Zen studieren?

Wenn Zen das tägliche Leben ist, wozu dann Studieren?
Eine gute Frage. Bleiben wir im alltäglichen Leben: Sie haben sich das neue Flachbildschirm-TV-Gerät gekauft und klopfen nun seit Stunden rhythmisch auf die vielen bunten Tasten Ihrer neuen Fernbedienung, aber nichts passiert! Wozu das Handbuch auch studieren? Sie wollen am Wochenende mit dem Wagen einen Ausflug ans Meer machen: Wozu den Navi benutzen (tsss, müßte man auch erst das Handbuch lesen), es geht auch ohne Autokarte und Beachtung von Verkehrsschildern - da läßt man sich doch ganz intuitiv vom Gefühl leiten und wird schon spüren, wenn man sich dem Meer nähert....

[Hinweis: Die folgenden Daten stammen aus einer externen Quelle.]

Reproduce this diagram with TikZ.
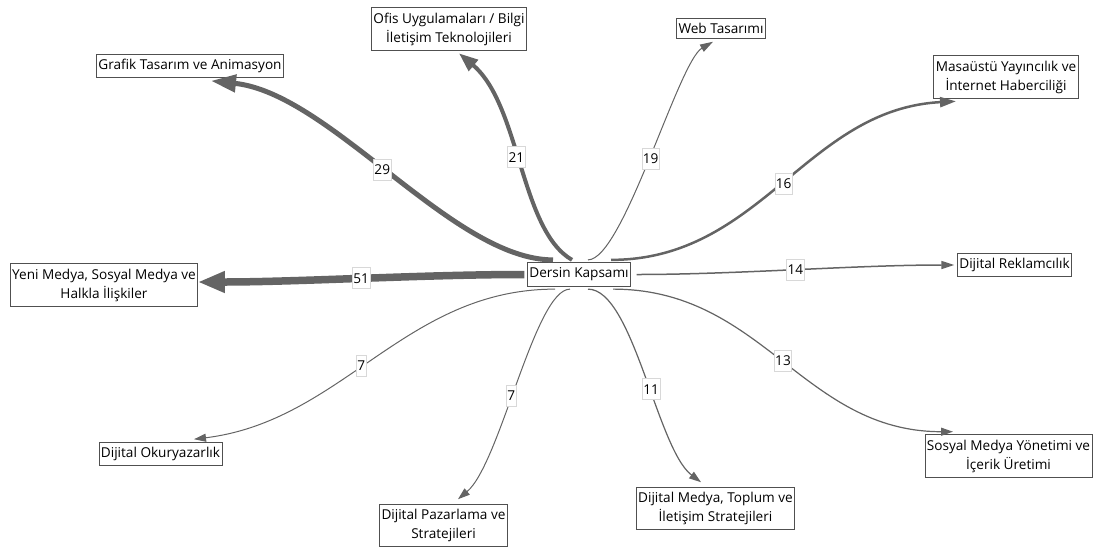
\documentclass[tikz,border=0pt]{standalone}
\usepackage{fontspec}
\setmainfont{Open Sans}
\usetikzlibrary{positioning, arrows.meta}

\definecolor{edgegray}{HTML}{646464}
\definecolor{boxgray}{HTML}{505050}
\definecolor{lblgray}{HTML}{D8D8D8}

\begin{document}
\begin{tikzpicture}[x=1pt,y=-1pt,on grid,
    box/.style={draw=boxgray,fill=white,line width=0.8pt,align=center,inner xsep=2pt,inner ysep=5pt,outer sep=3pt,font=\fontsize{13.6}{19}\selectfont},
    lbl/.style={draw=lblgray,fill=white,line width=0.6pt,inner xsep=1pt,inner ysep=1pt,minimum height=21pt,font=\fontsize{13.6}{15}\selectfont},
    w/.style n args={3}{draw=edgegray,line width=#1,-{Triangle[length=#2,width=#3]}}]

   \useasboundingbox (0,0) rectangle (1093,550);

   \node[box] (kapsam) at (579,274.5) {Dersin Kapsamı};
   \node[box] (grafik)   [above left=208.5pt and 389pt of kapsam]  {Grafik Tasarım ve Animasyon};
   \node[box] (ofis)     [above left=245.5pt and 130pt of kapsam]  {Ofis Uygulamaları / Bilgi\\İletişim Teknolojileri};
   \node[box] (web)      [above right=246pt and 142pt of kapsam]   {Web Tasarımı};
   \node[box] (masaustu) [above right=197.5pt and 427pt of kapsam] {Masaüstü Yayıncılık ve\\İnternet Haberciliği};
   \node[box] (reklam)   [above right=9.5pt and 435.5pt of kapsam] {Dijital Reklamcılık};
   \node[box] (yeni)     [below left=10.5pt and 475pt of kapsam]   {Yeni Medya, Sosyal Medya ve\\Halkla İlişkiler};
   \node[box] (okur)     [below left=179.5pt and 418.5pt of kapsam] {Dijital Okuryazarlık};
   \node[box] (pazar)    [below left=251pt and 135.5pt of kapsam]  {Dijital Pazarlama ve\\Stratejileri};
   \node[box] (medya)    [below right=234pt and 136.5pt of kapsam] {Dijital Medya, Toplum ve\\İletişim Stratejileri};
   \node[box] (sosyal)   [below right=181.5pt and 429.5pt of kapsam] {Sosyal Medya Yönetimi ve\\İçerik Üretimi};

   \draw[w={5pt}{25pt}{17pt}] ([xshift=-26pt]kapsam.north) .. controls +(180:100pt) and +(-6:120pt) .. node[lbl,pos=0.52]{29} ([xshift=21pt]grafik.south);
   \draw[w={4pt}{19pt}{14pt}] ([xshift=-7pt]kapsam.north) .. controls +(150:60pt) and +(-40:80pt) .. node[lbl,pos=0.53]{21} ([xshift=10pt]ofis.south);
   \draw[w={1pt}{13pt}{8pt}] ([xshift=9pt]kapsam.north) .. controls +(0:35pt) and +(210:40pt) .. node[lbl,pos=0.5]{19} ([xshift=-8pt]web.south);
   \draw[w={2.5pt}{16pt}{10pt}] ([xshift=32pt]kapsam.north) .. controls +(0:150pt) and +(183:150pt) .. node[lbl]{16} ([xshift=-50pt]masaustu.south);
   \draw[w={1.5pt}{13pt}{8pt}] ([xshift=3pt]kapsam.east) .. controls +(0:100pt) and +(180:100pt) .. node[lbl]{14} (reklam.west);
   \draw[w={7.5pt}{27pt}{20pt}] (kapsam.west) .. controls +(180:100pt) and +(0:100pt) .. node[lbl]{51} ([xshift=-3pt,yshift=3pt]yeni.east);
   \draw[w={1.2pt}{12pt}{8pt}] ([xshift=34pt]kapsam.south) .. controls +(0:150pt) and +(180:150pt) .. node[lbl]{13} ([xshift=-55.5pt]sosyal.north);
   \draw[w={1.2pt}{12pt}{8pt}] ([xshift=9pt]kapsam.south) .. controls +(0:45pt) and +(143:55pt) .. node[lbl,pos=0.56]{11} ([xshift=-14.5pt,yshift=2pt]medya.north);
   \draw[w={1pt}{12pt}{8pt}] ([xshift=-9pt]kapsam.south) .. controls +(180:35pt) and +(40:55pt) .. node[lbl,pos=0.55]{7} ([xshift=14.5pt,yshift=2pt]pazar.north);
   \draw[w={1pt}{12pt}{8pt}] ([xshift=-24pt]kapsam.south) .. controls +(180:150pt) and +(7:150pt) .. node[lbl,pos=0.54]{7} ([xshift=33.5pt]okur.north);

\end{tikzpicture}
\end{document}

Über viele Jahrhunderte haben die alten Meister Schriften, Hilfen, Hinweise, Übungsformen, Praktiken konzipiert und hinterlassen und ja, eben diese gilt es zu studieren. Wozu?
Nicht, um sie für die Lehre zu halten! Es kann nicht darum gehen, sich an Papier oder Buchstaben festzuhalten. Ebenso könnten Sie eine Landkarte stundenlang studieren und festhalten, kommen aber so keinen Schritt weiter.

Wohl aber ist es möglich, die Essenz, die in den Texten (und auch der Landkarte) enthalten ist, aufzugreifen und diese zu realisieren. „Vergesst Tasse und Teller, nachdem Ihr getrunken und gegessen habt, bewahrt aber den Tee, laßt die Nahrung Euch kräftigen.“
Deswegen widmen wir uns im Bambushain auch dem Studium klassischer Texte wie denen des Dongshan (Tozan), Hui Neng, Dogen, Bodhidharma, u.a.. Wie schon Maezumi Roshi treffend sagte: "Praxis und Studium sind nicht zweierlei".
Deshalb endet Zenpraxis weder nach dem Sitzen, noch nach dem Lesen....
Das Studium der Fünf Buddhafamilien ist ein weiteres Werkzeug, ebenso, wie das tiefe Eindringen in die Zeremonielle und Rituale, welche in sich geschlossene Mandalas darstellen – Übungsfelder des täglichen Lebens -, denn wenn wir vom Leben sprechen, so wird es zum Mandala.
Wir studieren einzeln mit dem Lehrer, in der Gruppe und in Studienkreisen, je nach Thema und Kontext.

Selbst mit den „einfachen“ Sachen ist es so eine Sache: Wie sitzt man richtig, bzw. was macht man während der Zen-Meditation? Ja, es gibt viel Literatur darüber, doch nichts geht – und dies ist die Zen-Tradition – über den Unterricht von Lehrer zu Schüler, in welchem der Schüler in regelmäßigen Abständen Unterricht erhält.
Zudem gibt es verschiedenste andere Praktiken, wie zu Zazen 108, Wuji-Pilgern, „Plunges“, u.v.a., welche uns auf dem Weg zur Befreiung hilfreich sein können und die im Bambushain unterrichtet werden, abhängig vom Fortschritt des Schülers bzw. der Schülerin.

Alle diese Studien sind letztendlich nur Hilfen zur Erleuchtung, wie starke hölzerne Bootsstege aus Pfählen und Balken Hilfen sind, das Boot sicher zu vertauen und sicheren Fußes zum Boot zu gelangen. Wenn wir erst einmal im Boot sind, ist es vielleicht müssig, über Sinn und Haltbarkeit von Bootsstegen zu sinnieren – bis dahin aber ist so ein stabiler Bootssteg eine wunderbare Hilfe.